Today is Pentecost, one of my favorite celebrations of the year. The story we hear in the first reading is one of those striking moments in history, when something new (and still older than time) broke out in the world. Ordinary people were given great grace to do extraordinary things on an unprecedented scale. The laws of nature were bent in service of the Gospel.
We’re naturally drawn to heroic stories and intrigued by the spectacle of miracles and manifestations of the supernatural. These are intense realities worthy of reflection, but I want to focus on two other aspects of this reality that can sometimes be easy to overlook in everyday life. The miraculous is here and now, right in front of us, and our encounter with the Divine should move us to action.
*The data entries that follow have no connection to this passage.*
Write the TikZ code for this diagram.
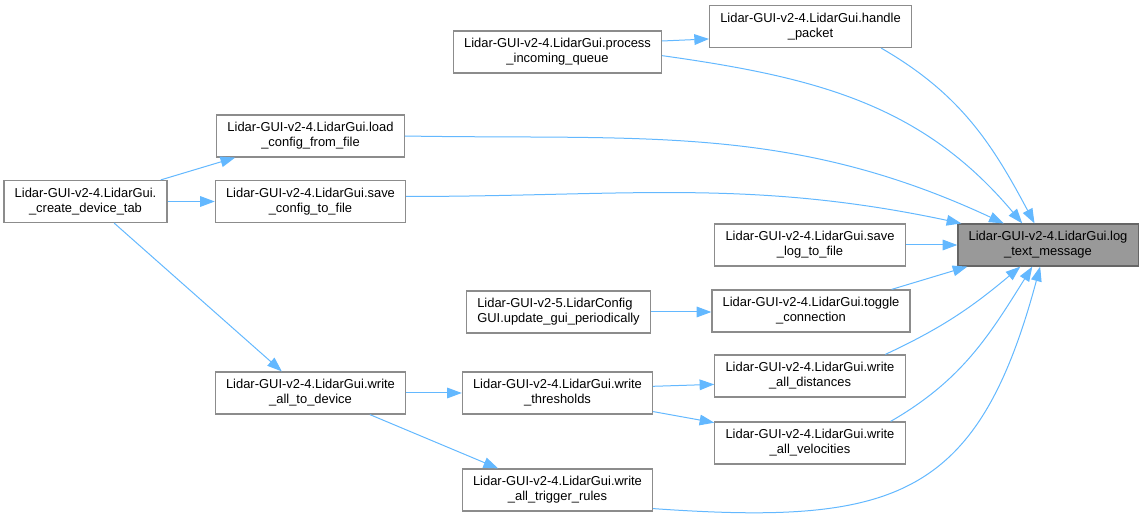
\documentclass[tikz,border=0pt]{standalone}
\usepackage{fontspec}
\setmainfont{Liberation Sans}
\usepackage{xcolor}
\usetikzlibrary{arrows.meta}
\definecolor{edgeblue}{HTML}{63B8FF}
\definecolor{boxline}{HTML}{8C8C8C}
\definecolor{curfill}{HTML}{999999}
\definecolor{curline}{HTML}{666666}

\begin{document}
\begin{tikzpicture}[x=0.75pt,y=-0.75pt,
  fn/.style={draw=boxline,fill=white,line width=0.9pt,align=center,minimum height=31.5pt,inner xsep=8pt,inner ysep=2pt,font=\fontsize{9.7pt}{11.3pt}\selectfont},
  cur/.style={fn,fill=curfill,draw=curline},
  call/.style={draw=edgeblue,line width=0.75pt,-{Triangle[length=11pt,width=8pt]}}]
  \useasboundingbox (0,0) rectangle (1143,523);
  \node[fn] (handle) at (810.5,26.5) {Lidar-GUI-v2-4.LidarGui.handle\\\_packet};
  \node[fn] (process) at (557.5,52) {Lidar-GUI-v2-4.LidarGui.process\\\_incoming\_queue};
  \node[fn] (load) at (310.5,136) {Lidar-GUI-v2-4.LidarGui.load\\\_config\_from\_file};
  \node[fn] (create) at (85.5,201.5) {Lidar-GUI-v2-4.LidarGui.\\\_create\_device\_tab};
  \node[fn] (saveconfig) at (310.5,201.5) {Lidar-GUI-v2-4.LidarGui.save\\\_config\_to\_file};
  \node[cur] (log) at (1048,245) {Lidar-GUI-v2-4.LidarGui.log\\\_text\_message};
  \node[fn] (savelog) at (810,245) {Lidar-GUI-v2-4.LidarGui.save\\\_log\_to\_file};
  \node[fn,align=left] (update) at (558.5,312) {Lidar-GUI-v2-5.LidarConfig\\GUI.update\_gui\_periodically};
  \node[fn] (toggle) at (811,311) {Lidar-GUI-v2-4.LidarGui.toggle\\\_connection};
  \node[fn] (distances) at (810,376) {Lidar-GUI-v2-4.LidarGui.write\\\_all\_distances};
  \node[fn] (todevice) at (310.5,393) {Lidar-GUI-v2-4.LidarGui.write\\\_all\_to\_device};
  \node[fn] (thresholds) at (557.5,393) {Lidar-GUI-v2-4.LidarGui.write\\\_thresholds};
  \node[fn] (velocities) at (810,443) {Lidar-GUI-v2-4.LidarGui.write\\\_all\_velocities};
  \node[fn] (trigger) at (557.5,490) {Lidar-GUI-v2-4.LidarGui.write\\\_all\_trigger\_rules};

  \draw[call] (process.6) -- (handle.187);
  \draw[call] (handle.-17) to[out=-30,in=118] (log.122);
  \draw[call] (process.-2) to[out=-8,in=130] (log.140);
  \draw[call] (load.east) to[out=-1,in=155] (log.154);
  \draw[call] (saveconfig.3) to[out=0,in=168] (log.166);
  \draw[call] (savelog.east) -- (log.west);
  \draw[call] (toggle.15) -- (log.195);
  \draw[call] (update.east) -- (toggle.west |- update.east);
  \draw[call] (distances.16) to[out=25,in=-140] (log.218);
  \draw[call] (velocities.15) to[out=30,in=-122] (log.234);
  \draw[call] (trigger.-11) to[out=-4,in=-105,looseness=1.35] (log.250);
  \draw[call] (create.16) -- (load.196);
  \draw[call] (create.east) -- (saveconfig.west);
  \draw[call] (create.-37) -- (todevice.143);
  \draw[call] (todevice.east) -- (thresholds.west);
  \draw[call] (todevice.-20) -- (trigger.160);
  \draw[call] (thresholds.4) -- (distances.185);
  \draw[call] (thresholds.-11) -- (velocities.168);
\end{tikzpicture}
\end{document}
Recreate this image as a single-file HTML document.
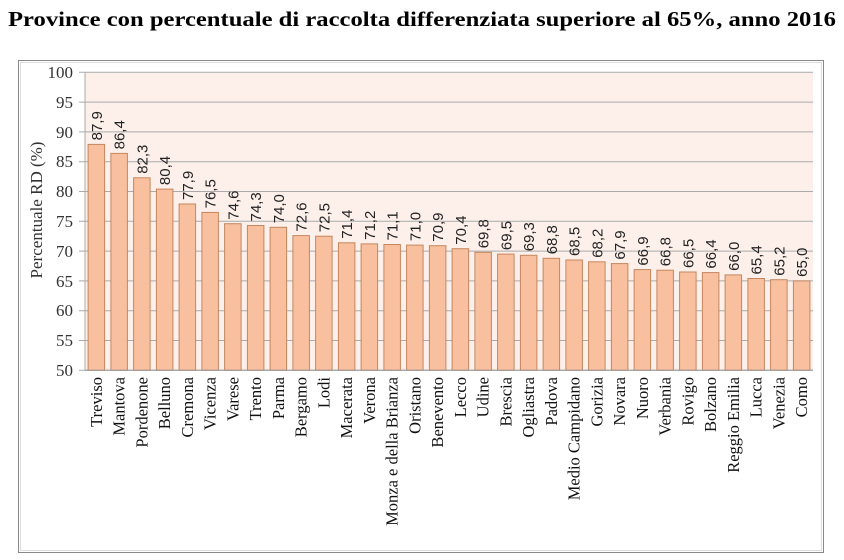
<!DOCTYPE html>
<html><head><meta charset="utf-8"><style>
html,body{margin:0;padding:0;background:#fff;}
svg{display:block;}
.v{font-family:"Liberation Sans",sans-serif;font-size:15px;fill:#222;}
.c{font-family:"Liberation Serif",serif;font-size:16.5px;fill:#111;}
.t{font-family:"Liberation Serif",serif;font-size:17px;fill:#333;}
rect.b{fill:#f9c0a0;stroke:#c4865e;stroke-width:1;}
</style></head><body>
<svg width="844" height="560" viewBox="0 0 844 560" xmlns="http://www.w3.org/2000/svg">
<text x="8" y="26" font-family="Liberation Serif,serif" font-weight="bold" font-size="21" textLength="828" lengthAdjust="spacingAndGlyphs" fill="#000">Province con percentuale di raccolta differenziata superiore al 65%, anno 2016</text>
<rect x="18.5" y="60.5" width="805" height="492" fill="#fff" stroke="#888" stroke-width="1"/>
<rect x="20.5" y="62.5" width="801" height="488" fill="none" stroke="#ddd" stroke-width="1"/>
<rect x="85" y="72.3" width="728" height="298" fill="#fdf0eb"/>
<g stroke="#aaa" stroke-width="1">
<line x1="79" x2="813" y1="72.3" y2="72.3"/>
<line x1="79" x2="813" y1="102.1" y2="102.1"/>
<line x1="79" x2="813" y1="131.9" y2="131.9"/>
<line x1="79" x2="813" y1="161.7" y2="161.7"/>
<line x1="79" x2="813" y1="191.5" y2="191.5"/>
<line x1="79" x2="813" y1="221.3" y2="221.3"/>
<line x1="79" x2="813" y1="251.1" y2="251.1"/>
<line x1="79" x2="813" y1="280.9" y2="280.9"/>
<line x1="79" x2="813" y1="310.7" y2="310.7"/>
<line x1="79" x2="813" y1="340.5" y2="340.5"/>
<line x1="79" x2="813" y1="370.3" y2="370.3"/>
<line x1="85" x2="85" y1="72.3" y2="370.3"/>
</g>
<g class="t" text-anchor="end">
<text x="73" y="78">100</text><text x="73" y="108">95</text><text x="73" y="138">90</text><text x="73" y="167">85</text><text x="73" y="197">80</text><text x="73" y="227">75</text><text x="73" y="257">70</text><text x="73" y="287">65</text><text x="73" y="316">60</text><text x="73" y="346">55</text><text x="73" y="376">50</text>
</g>
<text class="t" font-size="16.5" text-anchor="middle" transform="translate(42,210) rotate(-90)">Percentuale RD (%)</text>
<g>
<rect class="b" x="88.1" y="144.4" width="16.5" height="225.9"/>
<rect class="b" x="110.9" y="153.4" width="16.5" height="216.9"/>
<rect class="b" x="133.6" y="177.8" width="16.5" height="192.5"/>
<rect class="b" x="156.4" y="189.1" width="16.5" height="181.2"/>
<rect class="b" x="179.1" y="204.0" width="16.5" height="166.3"/>
<rect class="b" x="201.9" y="212.4" width="16.5" height="157.9"/>
<rect class="b" x="224.6" y="223.7" width="16.5" height="146.6"/>
<rect class="b" x="247.4" y="225.5" width="16.5" height="144.8"/>
<rect class="b" x="270.1" y="227.3" width="16.5" height="143.0"/>
<rect class="b" x="292.9" y="235.6" width="16.5" height="134.7"/>
<rect class="b" x="315.6" y="236.2" width="16.5" height="134.1"/>
<rect class="b" x="338.4" y="242.8" width="16.5" height="127.5"/>
<rect class="b" x="361.1" y="243.9" width="16.5" height="126.4"/>
<rect class="b" x="383.9" y="244.5" width="16.5" height="125.8"/>
<rect class="b" x="406.6" y="245.1" width="16.5" height="125.2"/>
<rect class="b" x="429.4" y="245.7" width="16.5" height="124.6"/>
<rect class="b" x="452.1" y="248.7" width="16.5" height="121.6"/>
<rect class="b" x="474.9" y="252.3" width="16.5" height="118.0"/>
<rect class="b" x="497.6" y="254.1" width="16.5" height="116.2"/>
<rect class="b" x="520.4" y="255.3" width="16.5" height="115.0"/>
<rect class="b" x="543.1" y="258.3" width="16.5" height="112.0"/>
<rect class="b" x="565.9" y="260.0" width="16.5" height="110.3"/>
<rect class="b" x="588.6" y="261.8" width="16.5" height="108.5"/>
<rect class="b" x="611.4" y="263.6" width="16.5" height="106.7"/>
<rect class="b" x="634.1" y="269.6" width="16.5" height="100.7"/>
<rect class="b" x="656.9" y="270.2" width="16.5" height="100.1"/>
<rect class="b" x="679.6" y="272.0" width="16.5" height="98.3"/>
<rect class="b" x="702.4" y="272.6" width="16.5" height="97.7"/>
<rect class="b" x="725.1" y="274.9" width="16.5" height="95.4"/>
<rect class="b" x="747.9" y="278.5" width="16.5" height="91.8"/>
<rect class="b" x="770.6" y="279.7" width="16.5" height="90.6"/>
<rect class="b" x="793.4" y="280.9" width="16.5" height="89.4"/>
</g>
<g stroke="#999" stroke-width="1">
<line x1="85" x2="813" y1="370.3" y2="370.3"/>
</g>
<g class="v">
<text transform="translate(102,140.4) rotate(-90)">87,9</text>
<text transform="translate(124.7,149.4) rotate(-90)">86,4</text>
<text transform="translate(147.5,173.8) rotate(-90)">82,3</text>
<text transform="translate(170.2,185.1) rotate(-90)">80,4</text>
<text transform="translate(193,200.0) rotate(-90)">77,9</text>
<text transform="translate(215.7,208.4) rotate(-90)">76,5</text>
<text transform="translate(238.5,219.7) rotate(-90)">74,6</text>
<text transform="translate(261.2,221.5) rotate(-90)">74,3</text>
<text transform="translate(284,223.3) rotate(-90)">74,0</text>
<text transform="translate(306.7,231.6) rotate(-90)">72,6</text>
<text transform="translate(329.5,232.2) rotate(-90)">72,5</text>
<text transform="translate(352.2,238.8) rotate(-90)">71,4</text>
<text transform="translate(375,239.9) rotate(-90)">71,2</text>
<text transform="translate(397.7,240.5) rotate(-90)">71,1</text>
<text transform="translate(420.5,241.1) rotate(-90)">71,0</text>
<text transform="translate(443.2,241.7) rotate(-90)">70,9</text>
<text transform="translate(466,244.7) rotate(-90)">70,4</text>
<text transform="translate(488.7,248.3) rotate(-90)">69,8</text>
<text transform="translate(511.5,250.1) rotate(-90)">69,5</text>
<text transform="translate(534.2,251.3) rotate(-90)">69,3</text>
<text transform="translate(557,254.3) rotate(-90)">68,8</text>
<text transform="translate(579.7,256.0) rotate(-90)">68,5</text>
<text transform="translate(602.5,257.8) rotate(-90)">68,2</text>
<text transform="translate(625.2,259.6) rotate(-90)">67,9</text>
<text transform="translate(648,265.6) rotate(-90)">66,9</text>
<text transform="translate(670.7,266.2) rotate(-90)">66,8</text>
<text transform="translate(693.5,268.0) rotate(-90)">66,5</text>
<text transform="translate(716.2,268.6) rotate(-90)">66,4</text>
<text transform="translate(739,270.9) rotate(-90)">66,0</text>
<text transform="translate(761.7,274.5) rotate(-90)">65,4</text>
<text transform="translate(784.5,275.7) rotate(-90)">65,2</text>
<text transform="translate(807.2,276.9) rotate(-90)">65,0</text>
</g>
<g class="c" text-anchor="end">
<text transform="translate(102,377) rotate(-90)">Treviso</text>
<text transform="translate(124.7,377) rotate(-90)">Mantova</text>
<text transform="translate(147.5,377) rotate(-90)">Pordenone</text>
<text transform="translate(170.2,377) rotate(-90)">Belluno</text>
<text transform="translate(193,377) rotate(-90)">Cremona</text>
<text transform="translate(215.7,377) rotate(-90)">Vicenza</text>
<text transform="translate(238.5,377) rotate(-90)">Varese</text>
<text transform="translate(261.2,377) rotate(-90)">Trento</text>
<text transform="translate(284,377) rotate(-90)">Parma</text>
<text transform="translate(306.7,377) rotate(-90)">Bergamo</text>
<text transform="translate(329.5,377) rotate(-90)">Lodi</text>
<text transform="translate(352.2,377) rotate(-90)">Macerata</text>
<text transform="translate(375,377) rotate(-90)">Verona</text>
<text transform="translate(397.7,377) rotate(-90)">Monza e della Brianza</text>
<text transform="translate(420.5,377) rotate(-90)">Oristano</text>
<text transform="translate(443.2,377) rotate(-90)">Benevento</text>
<text transform="translate(466,377) rotate(-90)">Lecco</text>
<text transform="translate(488.7,377) rotate(-90)">Udine</text>
<text transform="translate(511.5,377) rotate(-90)">Brescia</text>
<text transform="translate(534.2,377) rotate(-90)">Ogliastra</text>
<text transform="translate(557,377) rotate(-90)">Padova</text>
<text transform="translate(579.7,377) rotate(-90)">Medio Campidano</text>
<text transform="translate(602.5,377) rotate(-90)">Gorizia</text>
<text transform="translate(625.2,377) rotate(-90)">Novara</text>
<text transform="translate(648,377) rotate(-90)">Nuoro</text>
<text transform="translate(670.7,377) rotate(-90)">Verbania</text>
<text transform="translate(693.5,377) rotate(-90)">Rovigo</text>
<text transform="translate(716.2,377) rotate(-90)">Bolzano</text>
<text transform="translate(739,377) rotate(-90)">Reggio Emilia</text>
<text transform="translate(761.7,377) rotate(-90)">Lucca</text>
<text transform="translate(784.5,377) rotate(-90)">Venezia</text>
<text transform="translate(807.2,377) rotate(-90)">Como</text>
</g>
</svg>
</body></html>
Not long ago, I was at a diocesan youth conference praying and reflecting on stories like today’s readings, when the thought occurred to me, “Wouldn’t it have been amazing to have been there when God did the BIG things? Would our world pay more attention to His Presence if they witnessed such things?” I answered myself and an inner dialogue ensued. (What? You know you talk to yourself, too.) “Well, even then, people saw it first-hand and still walked away. Even the Israelites in the Exodus story had a hard time to keep from backsliding and going back to “comfortable” old ways, and look at the miraculous events they were involved in.” People even asked Jesus point-blank for a sign (Matthew 12:38-41, 16:1-4, Mark 8:11-12).
At about this time in my little chat with my own thoughts, it was time to prepare for Mass. The miraculous was about to unfold right in front of us, and we were about to be present at the central point of history. I say this just about every time Apex gives a presentation, and I do so because it is precisely the message I need to be constantly reminded of: The miraculous is constantly present, right in front of us. We have grown accustomed to spiritual blinders and only perceive a small part of reality. What Christ invites us to do, and what the Saints have done, is to invite the Holy Spirit into our very being and allow ourselves to be renewed.
The Responsorial Psalm states: “Lord, send out your Spirit, and renew the face of the earth.” Well, we are the ones to be renewed and to carry that light of Christ to the dark places of the world. Once we allow that Spirit entry, we have to endure the purifying fire, endure transformation to be bearers of the Light, to let the Light live in us. Then, like the Saints, we will be more aware of the miraculous in our midst and be able to respond to it. Being aware is the first step. Recognizing our task to bear that Light to the world is the second. Once we encounter the Divine, we are called to put revelation into action. One minute the disciples were together in a house, the next they were out in the public square unable to stop sharing about the amazing things God had done that they witnessed. The Holy Spirit moved them to action.
When we pray for the Lord to send out His Spirit and renew the face of the earth, we have to be prepared to be the vessels, to carry that Spirit and witness that reality with our lives. You are the means God has chosen to renew the earth with His Spirit. Be aware of the miraculous right in front of you, and be bold enough to carry the Light into the dark places of the world.